Data distributed to workers

Model parameters distributed across parameter servers

Workers get working set of parameters
Compute gradients
Update parameters to servers
Servers synchronize and update model
Repeat until changes from one model to another is less significant than some threshold

Geo-Distributed ML

Naive Approach

Simply deploy parameter servers and workers across each datacenter.

Works, but increasingly slower, especially when across WAN boundaries

Leverage Approximation

Decouple the synchronization model within the datacenter from the synchronization of the model among data centers.

Worker nodes sync as normal with local parameter servers. Then, parameter servers perform a remote sync to remote parameter servers later.

Machine learning models always only approximately correct and converging, so this delay between remote parameter servers isn’t that bad.

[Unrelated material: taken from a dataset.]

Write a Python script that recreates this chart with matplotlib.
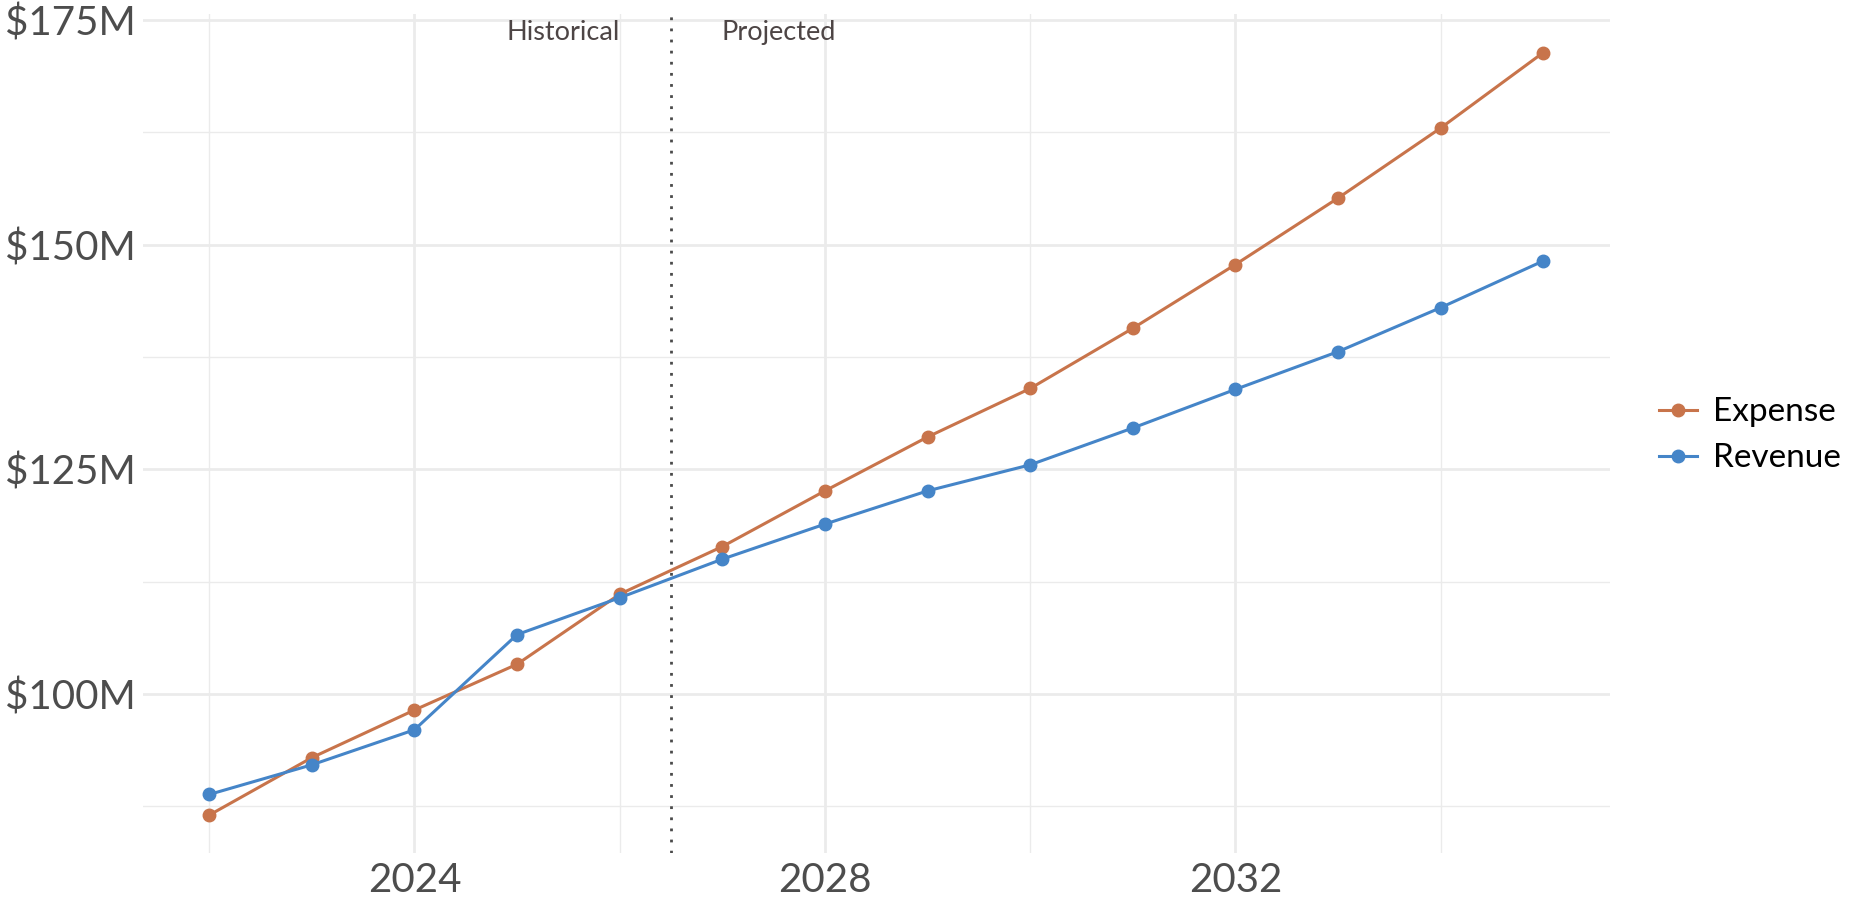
import matplotlib.pyplot as plt
from matplotlib.ticker import FuncFormatter, MultipleLocator

plt.rcParams['font.family'] = ['Lato', 'DejaVu Sans']

years = list(range(2022, 2036))
expense = [86.5, 92.9, 98.2, 103.3, 111.1, 116.4, 122.6, 128.6, 134.0, 140.7, 147.8, 155.2, 163.0, 171.4]
revenue = [88.8, 92.1, 96.0, 106.6, 110.7, 115.0, 118.9, 122.6, 125.5, 129.6, 133.9, 138.1, 143.0, 148.2]
split_year = 2026.5
x_ticks = [2024, 2028, 2032]
y_ticks = [100, 125, 150, 175]

EXP_COLOR = '#C8744B'
REV_COLOR = '#4585C8'
GRID = '#EBEBEB'

fig = plt.figure(figsize=(18.63, 9.01), dpi=100)
ax = fig.add_axes([0.0765, 0.053, 0.7877, 0.931])

l_exp, = ax.plot(years, expense, color=EXP_COLOR, lw=2.2, marker='o', ms=9, label='Expense', zorder=3)
l_rev, = ax.plot(years, revenue, color=REV_COLOR, lw=2.2, marker='o', ms=9, label='Revenue', zorder=3)

ax.axvline(split_year, color='#4A4A4A', lw=2.0, ls=(0, (1, 3)), zorder=2)
ax.text(split_year - 1.05, 173.6, 'Historical', ha='center', va='center', fontsize=19.5, color='#4D4545')
ax.text(split_year + 1.05, 173.6, 'Projected', ha='center', va='center', fontsize=19.5, color='#4D4545')

pad_x = (years[-1] - years[0]) * 0.05
lo, hi = min(expense + revenue), max(expense + revenue)
pad_y = (hi - lo) * 0.05
ax.set_xlim(years[0] - pad_x, years[-1] + pad_x)
ax.set_ylim(lo - pad_y, hi + pad_y)

ax.set_xticks(x_ticks)
ax.set_yticks(y_ticks)
ax.xaxis.set_minor_locator(MultipleLocator(2))
ax.yaxis.set_minor_locator(MultipleLocator(12.5))
ax.yaxis.set_major_formatter(FuncFormatter(lambda v, p: f'${v:.0f}M'))

ax.grid(which='major', color=GRID, lw=2.0, zorder=0)
ax.grid(which='minor', color=GRID, lw=1.0, zorder=0)
ax.set_axisbelow(True)
for s in ax.spines.values():
    s.set_visible(False)
ax.tick_params(which='both', length=0)
ax.tick_params(axis='both', labelsize=29, labelcolor='#4D4D4D')
ax.tick_params(axis='x', pad=6)
ax.tick_params(axis='y', pad=5)

# legend sits in the right margin, outside the panel
leg = fig.legend(handles=[l_exp, l_rev], loc='center left', bbox_to_anchor=(0.8905, 0.517),
                 bbox_transform=fig.transFigure, frameon=False, borderpad=0, borderaxespad=0,
                 fontsize=24, handlelength=1.15, handletextpad=0.48, labelspacing=0.48)
for t in leg.get_texts():
    t.set_color('black')

fig.savefig('out.png', dpi=100, facecolor='white')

What and how to sync among datacenters?

The majority of updates are insignificant.

Gaia

Uses Approximate Synchronous Parallel model.

Requirements:

Significance filter
ASP selective barrier
- A mechanism to stall workers during remote sync
Mirror Clock
- To keep datacenters in sync and determine RTT and speed.

This resulted in significant increase in learning performance when running across WAN over running a system designed for a datacenter.

Gaia performance was close to LAN

Tradeoffs of Using Global Model

Global Models are not always needed:

Locality and personalization are lost
Tailored models == smaller, more efficient
Complexity of training and potential for overfitting with large models
Data transfer costs are still big

One alternative is isolated learning:

Each node builds custom model
May not have all the data, which can lead to inaccurate model
Loss of efficiency
- No sharing of data
- No sharing of computation
- Especially during concept shift

Collaborative Learning with Cartel

Developed by professor (Definitely on the test)

Maintain small customized models at each location/node/context

When a change in the environment/workload pattern occurs, find another node that has observed similar patterns, transfer knowledge

Cartel provides a jump start to adapt to these changes by making it possible to react quickly, find the right peer nodes, and selectively update the model.

Relies on a (logically) centralized registry/DHT to keep metadata about logical neighbors

Benefits:

Adapts quickly to changes in workload
- 8x
Reduces total data transfer
- 1500x
Enables use of smaller models
- 3x smaller
- 5.7x faster training

Beyond Geo-Distributed Training

Training is only one step in ML pipeline

Ray (and friends) at Rise Labs (from Berkeley) created framework to handle all steps in pipeline.